The Corner

About Harry Reid’s Pet Project . . .

Matt Yglesias has been on the warpath for days, accusing Republican lawmakers of “lying” about a “mythical” high speed rail project that Harry Reid has been lobbying for being included in the stimulus bill.(See here, here, and here.)

Ok, here’s what we know — $8 billion in the stimulus bill has been allocated to high speed rail. Here’s an AP article from last week prior to the stimulus’ passage:

In late-stage talks, Obama and Senate Majority Leader Harry Reid, D-Nev., pressed for $8 billion to construct high-speed rail lines, quadrupling the amount in the bill that passed the Senate on Tuesday.

Reid’s office issued a statement noting that a proposed Los Angeles-to-Las Vegas rail might get a big chunk of the money.

A high-speed rail between the two cities has been a pet project of Reid’s for a while now — the Senate Majority Leader earmarked $45 million for the project last year. Yglesias is also claiming that as the bill is written, a train to Las Vegas is unlikely to get money:

In practice the areas that will get a leg up should be the Federal Railroad Administration’s officially designated high-speed rail corridors. As it happens, LA-Vegas doesn’t make the cut.

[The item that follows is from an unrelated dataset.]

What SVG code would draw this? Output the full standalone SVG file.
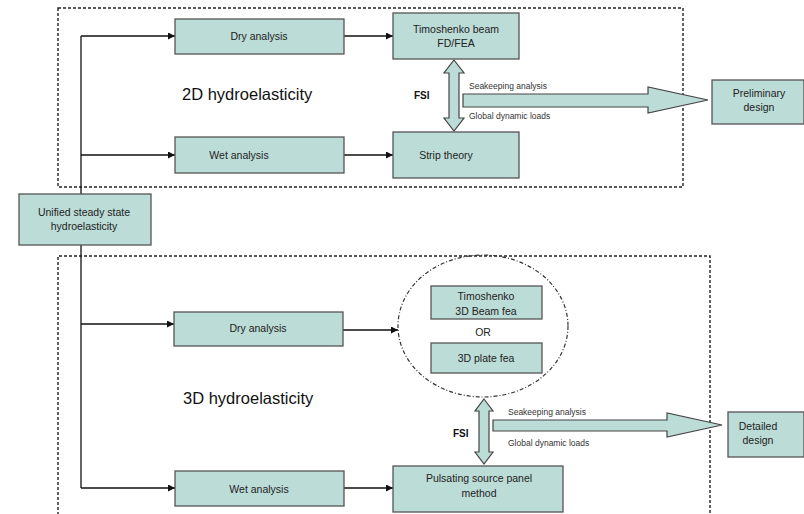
<svg xmlns="http://www.w3.org/2000/svg" width="804" height="514" viewBox="0 0 804 514">
<defs>
<marker id="ah" markerWidth="8" markerHeight="8" refX="7" refY="3.5" orient="auto" markerUnits="userSpaceOnUse">
<path d="M0,0 L7,3.5 L0,7 Z" fill="#111"/>
</marker>
<style>
.box{fill:#bcdcd7;stroke:#555;stroke-width:1.3}
.t{font-family:"Liberation Sans",Arial,sans-serif;font-size:10.5px;fill:#222;text-anchor:middle}
.s{font-family:"Liberation Sans",Arial,sans-serif;font-size:8.5px;fill:#333}
.big{font-family:"Liberation Sans",Arial,sans-serif;font-size:16.5px;fill:#111}
.fsi{font-family:"Liberation Sans",Arial,sans-serif;font-size:10px;font-weight:bold;fill:#111}
.dash{fill:none;stroke:#222;stroke-width:1.4;stroke-dasharray:3,2}
.ln{fill:none;stroke:#111;stroke-width:1.3}
.arr{fill:#bcdcd7;stroke:#444;stroke-width:1.2}
</style>
</defs>
<rect class="dash" x="58" y="8" width="625" height="179"/>
<path class="dash" d="M58,520 V256 H710 V520"/>
<text class="big" x="182" y="100">2D hydroelasticity</text>
<text class="big" x="183" y="404">3D hydroelasticity</text>
<g id="connectors">
<path class="ln" d="M81,36 V488"/>
<path class="ln" d="M81,36 H175" marker-end="url(#ah)"/>
<path class="ln" d="M81,155 H175" marker-end="url(#ah)"/>
<path class="ln" d="M81,324 H174" marker-end="url(#ah)"/>
<path class="ln" d="M81,488 H175" marker-end="url(#ah)"/>
<path class="ln" d="M344,36 H393" marker-end="url(#ah)"/>
<path class="ln" d="M344,155 H393" marker-end="url(#ah)"/>
<path class="ln" d="M343,330 H398" marker-end="url(#ah)"/>
<path class="ln" d="M344,488 H393" marker-end="url(#ah)"/>
<polygon class="arr" points="454,60 464,73 459,73 459,118 464,118 454,131 444,118 449,118 449,73 444,73"/>
<polygon class="arr" points="463,94 648,94 648,87 708,100 648,113 648,107 463,107"/>
<polygon class="arr" points="484,399 493,411 489,411 489,452 493,452 484,464 475,452 479,452 479,411 475,411"/>
<polygon class="arr" points="493,420 667,420 667,413 722,425 667,437 667,431 493,431"/>
<text class="fsi" x="414" y="99">FSI</text>
<text class="s" x="469" y="89">Seakeeping analysis</text>
<text class="s" x="469" y="119">Global dynamic loads</text>
<text class="fsi" x="453" y="437">FSI</text>
<text class="s" x="508" y="415">Seakeeping analysis</text>
<text class="s" x="508" y="446">Global dynamic loads</text>
</g>
<g id="unified"><rect class="box" x="19" y="194" width="132" height="51"/><text class="t" x="84" y="216">Unified steady state</text><text class="t" x="84" y="230">hydroelasticity</text></g>
<g id="dry2d"><rect class="box" x="175" y="19" width="169" height="35"/><text class="t" x="259" y="40">Dry analysis</text></g>
<g id="wet2d"><rect class="box" x="175" y="137" width="169" height="36"/><text class="t" x="239" y="159">Wet analysis</text></g>
<g id="timo2d"><rect class="box" x="393" y="13" width="126" height="46"/><text class="t" x="456" y="33">Timoshenko beam</text><text class="t" x="456" y="47">FD/FEA</text></g>
<g id="strip"><rect class="box" x="393" y="132" width="126" height="46"/><text class="t" x="446" y="159">Strip theory</text></g>
<g id="prelim"><rect class="box" x="712" y="80" width="92" height="44"/><text class="t" x="759" y="97">Preliminary</text><text class="t" x="759" y="111">design</text></g>
<g id="dry3d"><rect class="box" x="174" y="312" width="169" height="34"/><text class="t" x="258" y="332">Dry analysis</text></g>
<g id="wet3d"><rect class="box" x="175" y="471" width="169" height="35"/><text class="t" x="259" y="493">Wet analysis</text></g>
<g id="structure3d">
<ellipse cx="483" cy="326" rx="85" ry="71" fill="none" stroke="#333" stroke-width="1.2" stroke-dasharray="4,2,1,2"/>
<rect class="box" x="431" y="286" width="111" height="33"/><text class="t" x="486" y="300">Timoshenko</text><text class="t" x="486" y="315">3D Beam fea</text>
<text class="t" x="483" y="336">OR</text>
<rect class="box" x="431" y="343" width="111" height="30"/><text class="t" x="486" y="362">3D plate fea</text>
</g>
<g id="pulsating"><rect class="box" x="393" y="466" width="170" height="46"/><text class="t" x="479" y="482">Pulsating source panel</text><text class="t" x="479" y="497">method</text></g>
<g id="detailed"><rect class="box" x="728" y="412" width="76" height="45"/><text class="t" x="758" y="430">Detailed</text><text class="t" x="758" y="444">design</text></g>
</svg>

Well, Harry Reid’s own spokesman doesn’t seem to think that’s the case:

Reid spokesman Jon Summers said in a statement that the transportation secretary “will have complete flexibility as to which program he uses to allocate the funds,” but he acknowledged that “the proposed Los Angeles-Las Vegas rail project would be eligible.” Summers said the rail funding “was a major priority for President Obama, and Sen. Reid as a conferee supported it.”

Further, Reid’s hometown newspaper seems to be under the impression that money could likely be rolling in for the L.A.to Las Vegas train:

Reid succeeded in quadrupling to $8 billion federal grants for high-speed rail that could one day help build a maglev railroad from Las Vegas to Los Angeles. It is unclear just when and how Reid fought for those items, but by week’s end all were included.

In fact, the bill doesn’t actually outline any terribly specific high speed rail plans except to say that the Transportation secretary should submit plans for the money in 60 days. Don’t be shocked if those plans come to include a “big chunk” of money for Reid’s Las Vegas train. While reports have emerged that the high speed rail funding was pushed for directly by the White House, it’s a bit much for Reid to be playing innoncent about his intentions here, as he does in this Politico article:

“It’s amazing. I’m stunned,” he said in an interview Friday, hours before the bill passed Congress. “I’m glad I get the credit in Nevada, but this is Obama’s No. 1 priority. This is his legacy issue out of this bill, because we need these high-speed corridors. … I’ll take credit but frankly didn’t have much to do with it other than carry forward with what Obama wanted.”

Yes, I’m sure the Senate Majority Leader issuing press releases and supporting the provision in conference has nothing to do with with him recieving credit for or “carry[ing] forward” the high speed rail provisions in the bill.

Now Yglesias does have one legitimate complaint — Rep. Candice Miller (R – Mich.) made a statement Friday where she was under the impression that all $8 billion would be earmarked just for the L.A. to Vegas train, not just potentially a big chunk. And House Minority Leader John Boehner made a similar statement on the House floor Thursday, also under the impression that all of the money would be going to Reid’s project.

But given that the funding — “most of which was added in the final closed-door bargaining,” according to the Politico — was included in the bill by Democrats in just about the least transparent way possible and Republicans were left with one evening to read the 1000+ page bill, circumstances seem ripe for breeding misunderstanding and misinformation. Particularly in light of the fact that Reid’s office seemed eager to promote the project and take credit for it.

If Yglesias still wants to assume motives and accuse Republicans of exaggerating for political gain, so be it. When you have the facts it deosn’t quite seem to be the damning mendacity Yglesias wants it to be. In fact, the bigger falsehood seems to be that Yglesias is accusing Republicans of “inventing fictional projects” to rail against.